Some of the preloaded apps from the manufacture will come in handy as well. I’m not familiar with all the smart phones available, but apps that come preloaded on iPhones that would help out in off grid situations could include calculator, notes, voice recorder, camera, and music. You could be wondering about the last two I mentioned. From taking pictures of landmarks to find your way back after foraging for food to taking a picture of the original positions of parts under the hood of your car, your phones camera can serve a lot of purposes and save your butt. There really is only one purpose for the music player on the phone in a survival situation and that is as a morale booster. The music that you have on your phone can break the stress and tension and bring you back some resemblance of normalcy in a SHTF scenario.

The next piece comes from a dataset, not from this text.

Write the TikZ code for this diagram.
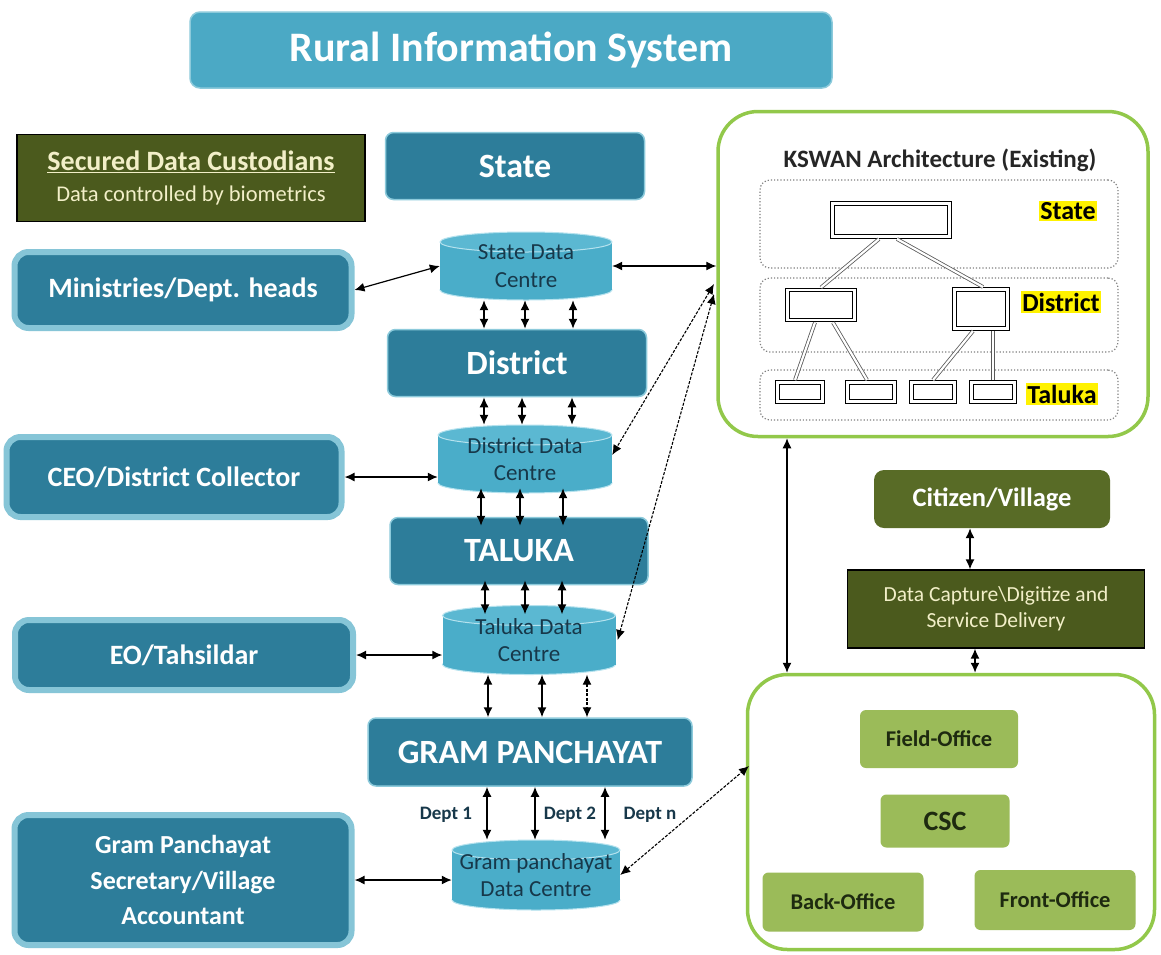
\documentclass[tikz,border=0pt]{standalone}
\usepackage{fontspec}
\setmainfont{Carlito}
\usetikzlibrary{arrows.meta,calc}
\definecolor{cTeal}{HTML}{2D7D9A}
\definecolor{cTealEdge}{HTML}{8CCADB}
\definecolor{cGlow}{HTML}{86C5D7}
\definecolor{cTitle}{HTML}{4BA9C5}
\definecolor{cCylBody}{HTML}{4AADC9}
\definecolor{cCylTop}{HTML}{5BB8D2}
\definecolor{cCylEdge}{HTML}{B5E2EE}
\definecolor{cCylText}{HTML}{17384A}
\definecolor{cOlive}{HTML}{4B5A1D}
\definecolor{cOliveB}{HTML}{586B26}
\definecolor{cCream}{HTML}{F2EFC8}
\definecolor{cFrame}{HTML}{92C84A}
\definecolor{cLeaf}{HTML}{9BBB59}
\definecolor{cLeafText}{HTML}{1E2A10}
\newcommand\fsz[1]{\fontsize{#1}{\dimexpr #1pt*6/5\relax}\selectfont}
\newcommand\cylnode[6]{%
  \fill[cCylBody, draw=cCylEdge, line width=1pt] (#2,{#3+#5/2-10}) ellipse[x radius={#4/2}, y radius=10];
  \fill[cCylBody] ({#2-#4/2},{#3-#5/2+10}) rectangle ({#2+#4/2},{#3+#5/2-10});
  \fill[cCylTop, draw=cCylEdge, line width=1pt] (#2,{#3-#5/2+10}) ellipse[x radius={#4/2}, y radius=10];
  \node[cyltext, minimum width=#4, minimum height=#5] (#1) at (#2,#3) {#6};
}
\begin{document}
\begin{tikzpicture}[x=1pt,y=-1pt,
  dbox/.style={fill=cTeal, draw=cTealEdge, line width=1.5pt, rounded corners=8pt, text=white, font=\bfseries\fsz{34}, inner sep=0pt, align=center},
  lbox/.style={fill=cTeal, draw=cGlow, line width=6pt, rounded corners=14pt, text=white, font=\bfseries\fsz{28}, inner sep=0pt, align=center},
  cyltext/.style={draw=none, text=cCylText, font=\fsz{23}, align=center, inner sep=0pt, text depth=0pt},
  frame/.style={draw=cFrame, line width=3.5pt, rounded corners=40pt, inner sep=0pt},
  band/.style={draw=gray, dotted, line width=1.2pt, rounded corners=10pt, inner sep=0pt},
  kbox/.style={draw=black, double=white, double distance=2.2pt, line width=1pt, inner sep=0pt},
  klink/.style={draw=gray!70!black, double=white, double distance=2.2pt, line width=0.8pt},
  klabel/.style={fill=yellow, text=black, font=\bfseries\fsz{26}, inner sep=1.5pt},
  leaf/.style={fill=cLeaf, rounded corners=6pt, text=cLeafText, font=\bfseries\fsz{22.5}, inner sep=0pt},
  dbl/.style={{Latex[length=10pt,width=9pt]}-{Latex[length=10pt,width=9pt]}, line width=1.5pt},
  ddash/.style={{Latex[length=10pt,width=9pt]}-{Latex[length=10pt,width=9pt]}, line width=1.1pt, dash pattern=on 3pt off 1.5pt},
  longer/.style={shorten <=-5pt, shorten >=-9pt},
  dept/.style={text=cCylText, font=\bfseries\fsz{19}, inner sep=0pt}
]
\useasboundingbox[fill=white] (0,0) rectangle (1161,954);

% title
\node[fill=cTitle, draw=cTealEdge, line width=1.5pt, rounded corners=10pt, minimum width=642, minimum height=76, text=white, font=\bfseries\fsz{42}] (title) at (511,50) {Rural Information System};

% secured data custodians
\node[fill=cOlive, draw=black, line width=1.5pt, minimum width=348, minimum height=87, text=cCream, align=center, inner sep=0pt, font=\fsz{22.5}] (secured) at (191,178)
  {{\bfseries\fsz{28}\underline{Secured Data Custodians}}\\[4pt]Data controlled by biometrics};

% hierarchy boxes
\node[dbox, minimum width=259, minimum height=67] (state) at (515,166) {State};
\node[dbox, minimum width=259, minimum height=67] (dist) at (517,363) {District};
\node[dbox, minimum width=258, minimum height=67] (taluka) at (519,551) {TALUKA};
\node[dbox, minimum width=324, minimum height=68] (gp) at (530,752) {GRAM PANCHAYAT};

% left boxes
\node[lbox, minimum width=337, minimum height=76] (minis) at (183,290) {Ministries/Dept. heads};
\node[lbox, minimum width=335, minimum height=80] (ceo) at (174,477) {CEO/District Collector};
\node[lbox, minimum width=338, minimum height=70] (eo) at (184,655) {EO/Tahsildar};
\node[lbox, minimum width=337, minimum height=130, font=\bfseries\fsz{26}] (gps) at (183,880) {Gram Panchayat\\[4pt]Secretary/Village\\[4pt]Accountant};

% cylinders
\cylnode{sdc}{526}{266}{172}{68}{State Data\\Centre}
\cylnode{ddc}{525}{459}{174}{68}{District Data\\Centre}
\cylnode{tdc}{529}{640}{173}{69}{Taluka Data\\Centre}
\cylnode{gpdc}{536}{875}{168}{70}{Gram panchayat\\Data Centre}

% KSWAN
\node[frame, minimum width=430, minimum height=325] (kswan) at (933,274) {};
\node[text=black!85, font=\bfseries\fsz{25}] (ktitle) at (940,160) {KSWAN Architecture (Existing)};
\node[band, minimum width=358, minimum height=88] (bandS) at (939,224) {};
\node[band, minimum width=358, minimum height=74] (bandD) at (939,315) {};
\node[band, minimum width=358, minimum height=50] (bandT) at (939,395) {};
\node[kbox, minimum width=117, minimum height=33] (kS) at (891,220) {};
\node[kbox, minimum width=67, minimum height=30] (kD1) at (821,305) {};
\node[kbox, minimum width=53, minimum height=39] (kD2) at (981,309) {};
\node[kbox, minimum width=45, minimum height=19] (kT1) at (800,392) {};
\node[kbox, minimum width=47, minimum height=19] (kT2) at (871,392) {};
\node[kbox, minimum width=43, minimum height=19] (kT3) at (933,392) {};
\node[kbox, minimum width=43, minimum height=19] (kT4) at (993,392) {};
\node[klabel] (lS) at (1068,211) {State};
\node[klabel] (lD) at (1061,302) {District};
\node[klabel] (lT) at (1062,394) {Taluka};
\draw[klink] ($(kS.south)+(-12,2)$) -- ($(kD1.north)+(0,-2)$);
\draw[klink] ($(kS.south)+(6,2)$) -- ($(kD2.north)+(2,-2)$);
\draw[klink] ($(kD1.south)+(-6,2)$) -- ($(kT1.north)+(-5,-2)$);
\draw[klink] ($(kD1.south)+(12,2)$) -- ($(kT2.north)+(-4,-2)$);
\draw[klink] ($(kD2.south)+(-8,2)$) -- ($(kT3.north)+(0,-2)$);
\draw[klink] ($(kD2.south)+(12,2)$) -- ($(kT4.north)+(0,-2)$);

% right lower part
\node[frame, minimum width=407, minimum height=275] (csc) at (951,812) {};
\node[fill=cOliveB, rounded corners=10pt, minimum width=236, minimum height=58, text=white, font=\bfseries\fsz{26.5}, inner sep=0pt] (citizen) at (992,499) {Citizen/Village};
\node[fill=cOlive, draw=black, line width=1.2pt, minimum width=297, minimum height=78, text=cCream, font=\fsz{21.5}, align=center, inner sep=0pt] (capture) at (996,609) {Data Capture\textbackslash Digitize and\\Service Delivery};
\node[leaf, minimum width=158, minimum height=58] (field) at (939,739) {Field-Office};
\node[leaf, minimum width=129, minimum height=53, font=\bfseries\fsz{28}] (cscbox) at (945,821) {CSC};
\node[leaf, minimum width=161, minimum height=59] (back) at (843,902) {Back-Office};
\node[leaf, minimum width=161, minimum height=60] (front) at (1055,900) {Front-Office};

% vertical arrows in the hierarchy
\foreach \x in {484,525,573} \draw[dbl] (sdc.south -| \x,0) -- (dist.north -| \x,0);
\foreach \x in {484,522,572} \draw[dbl] (dist.south -| \x,0) -- (ddc.north -| \x,0);
\foreach \x in {481,520,563} \draw[dbl, longer] (ddc.south -| \x,0) -- (taluka.north -| \x,0);
\foreach \x in {485,525,562} \draw[dbl, longer] (taluka.south -| \x,0) -- (tdc.north -| \x,0);
\foreach \x in {488,542} \draw[dbl] (tdc.south -| \x,0) -- (gp.north -| \x,0);
\draw[ddash] (tdc.south -| 587,0) -- (gp.north -| 587,0);
\foreach \x in {487,535,605} \draw[dbl] (gp.south -| \x,0) -- (gpdc.north -| \x,0);
\node[dept] (d1) at (446,815) {Dept 1};
\node[dept] (d2) at (570,815) {Dept 2};
\node[dept] (dn) at (650,815) {Dept n};

% horizontal arrows to left boxes
\draw[dbl, line width=1.2pt] (minis.east) -- (sdc.west);
\draw[dbl] (ceo.east) -- (ddc.west |- ceo.east);
\draw[dbl] (eo.east) -- (tdc.west |- eo.east);
\draw[dbl] (gps.east) -- (gpdc.west |- gps.east);

% links to KSWAN
\coordinate (kA) at (714,284);
\coordinate (kB) at (714,294);
\coordinate (cA) at (749,766);
\draw[dbl, line width=1.2pt] (sdc.east) -- (kswan.west |- sdc.east);
\draw[ddash] (kA) -- ($(ddc.east)+(0,-4)$);
\draw[ddash] (kB) -- ($(tdc.east)+(2,0)$);
\draw[ddash] (gpdc.east) -- (cA);
\draw[dbl, line width=1.2pt] (kswan.south -| 787,0) -- (csc.north -| 787,0);
\draw[dbl] (citizen.south -| 970,0) -- (capture.north -| 970,0);
\draw[dbl] (capture.south -| 975,0) -- (csc.north -| 975,0);
\end{tikzpicture}
\end{document}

Goal Zero 41022 Guide 10 Plus Solar Recharging Kit
Depending on any electrical device during a grid down situation adds a whole new level of preparedness, keeping them charged. You could have every guide book and technical manual created on your tablet or smart phone, but once the battery runs out, so does the usefulness of it. A lot of people have and hopefully carry an emergency charger for their phone. The emergency charger usually gives a cellphone at least one full charge, but once that charger is drained, you need to recharge that too. I recommend a solar charger for your phone and emergency charger, there are a lot of them out there as well. I keep a Goal Zero in my car bag just as a back up, the other nice feature to mine is that it comes with a “AA” battery charger as well. You also should have a durable case with shock absorbing and impact resistant capabilities. You will also want to look at at waterproof containers, unless you spend all your time in the Sahara that is.
Any amount of moisture could make for a horrible day when you need your phone. I recommend having a waterproof box for both your phone and charging unit.
Yes your smart phone could be a the perfect survival library, but two is one, one is none. Never fully rely on any electronic item in a disaster, there are so many variables that could ruin them. Always have as many hard copies as you can, a physical library of info as well as your mobile.